*Exercise description*.
Leave out the images and repeat the listing below without a single change.

########################################

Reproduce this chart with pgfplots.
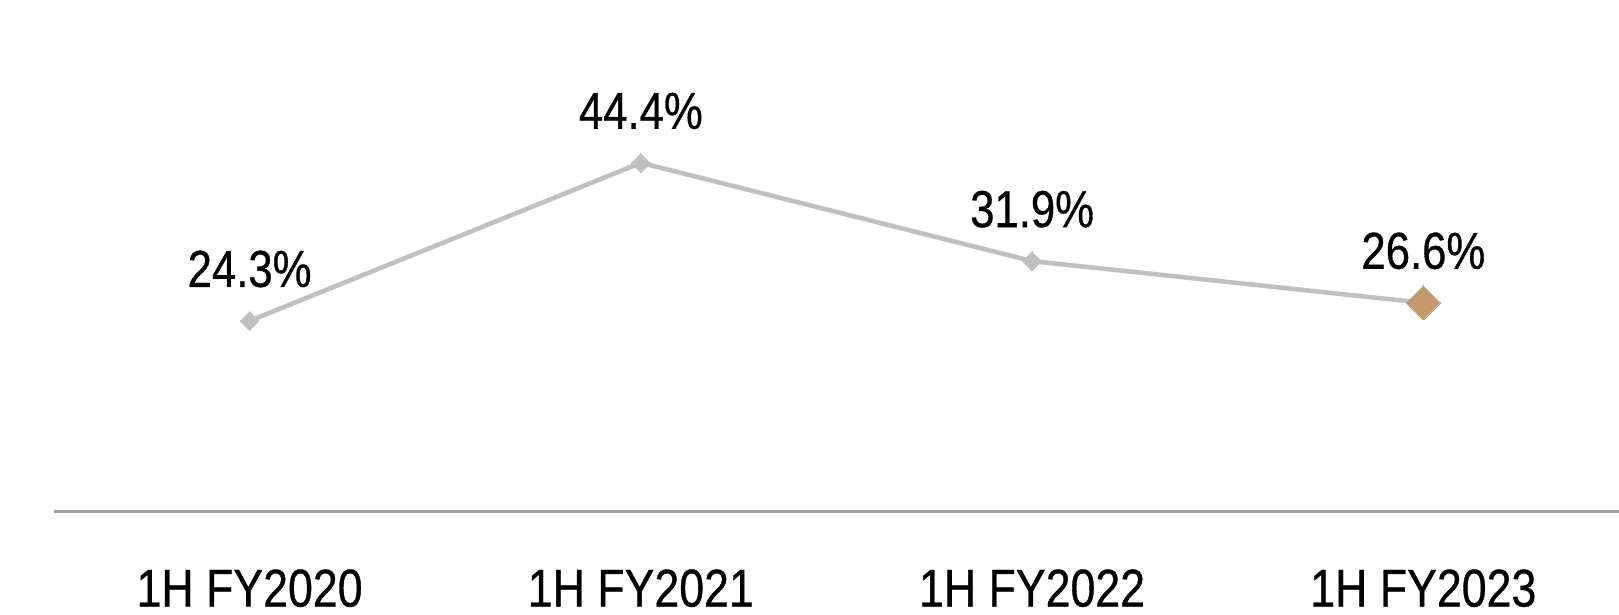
\documentclass[border=0pt]{standalone}
\usepackage{fontspec}
\setmainfont{Liberation Sans}[FakeStretch=0.84,FakeBold=0.6]
\usepackage{pgfplots}
\pgfplotsset{compat=1.18}
\definecolor{linegray}{RGB}{192,192,192}
\definecolor{axisgray}{RGB}{160,160,160}
\definecolor{tan}{RGB}{196,154,108}
\begin{document}
\begin{tikzpicture}
\path[use as bounding box] (-27pt,-51.5pt) rectangle (782.5pt,256pt);
\begin{axis}[
  at={(0,0)}, anchor=south west,
  scale only axis, width=782.5pt, height=256pt,
  xmin=-0.5, xmax=3.5, ymin=0, ymax=65.1,
  clip=false,
  axis y line=none,
  axis x line*=bottom,
  x axis line style={axisgray, line width=1.5pt},
  xtick={0,1,2,3},
  xticklabels={1H FY2020,1H FY2021,1H FY2022,1H FY2023},
  major tick length=0pt,
  xticklabel style={font=\fontsize{26.6}{30}\selectfont, anchor=north, inner sep=0pt, yshift=-28.5pt, text=black},
  every node near coord/.style={font=\fontsize{26}{30}\selectfont, anchor=base, inner sep=0pt, yshift=17pt, text=black},
]
\addplot[linegray, line width=2.3pt, mark=square*, mark size=3.3pt, mark options={linegray, line width=0pt, rotate=45}] coordinates {(0,24.3) (1,44.4) (2,31.9) (3,26.6)};
\addplot[draw=none, mark=none, nodes near coords={\pgfmathprintnumber[fixed,precision=1,fixed zerofill,assume math mode=true]{\pgfplotspointmeta}\%}] coordinates {(0,24.3) (1,44.4) (2,31.9) (3,26.6)};
\addplot[draw=none, mark=square*, mark size=6pt, mark options={draw=tan, fill=tan, line width=0pt, rotate=45}] coordinates {(3,26.6)};
\end{axis}
\end{tikzpicture}
\end{document}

########################################

*Response to this task*.
Reproduce this chart with pgfplots.
\documentclass[border=0pt]{standalone}
\usepackage{fontspec}
\setmainfont{Liberation Sans}[FakeStretch=0.84,FakeBold=0.6]
\usepackage{pgfplots}
\pgfplotsset{compat=1.18}
\definecolor{linegray}{RGB}{192,192,192}
\definecolor{axisgray}{RGB}{160,160,160}
\definecolor{tan}{RGB}{196,154,108}
\begin{document}
\begin{tikzpicture}
\path[use as bounding box] (-27pt,-51.5pt) rectangle (782.5pt,256pt);
\begin{axis}[
  at={(0,0)}, anchor=south west,
  scale only axis, width=782.5pt, height=256pt,
  xmin=-0.5, xmax=3.5, ymin=0, ymax=65.1,
  clip=false,
  axis y line=none,
  axis x line*=bottom,
  x axis line style={axisgray, line width=1.5pt},
  xtick={0,1,2,3},
  xticklabels={1H FY2020,1H FY2021,1H FY2022,1H FY2023},
  major tick length=0pt,
  xticklabel style={font=\fontsize{26.6}{30}\selectfont, anchor=north, inner sep=0pt, yshift=-28.5pt, text=black},
  every node near coord/.style={font=\fontsize{26}{30}\selectfont, anchor=base, inner sep=0pt, yshift=17pt, text=black},
]
\addplot[linegray, line width=2.3pt, mark=square*, mark size=3.3pt, mark options={linegray, line width=0pt, rotate=45}] coordinates {(0,24.3) (1,44.4) (2,31.9) (3,26.6)};
\addplot[draw=none, mark=none, nodes near coords={\pgfmathprintnumber[fixed,precision=1,fixed zerofill,assume math mode=true]{\pgfplotspointmeta}\%}] coordinates {(0,24.3) (1,44.4) (2,31.9) (3,26.6)};
\addplot[draw=none, mark=square*, mark size=6pt, mark options={draw=tan, fill=tan, line width=0pt, rotate=45}] coordinates {(3,26.6)};
\end{axis}
\end{tikzpicture}
\end{document}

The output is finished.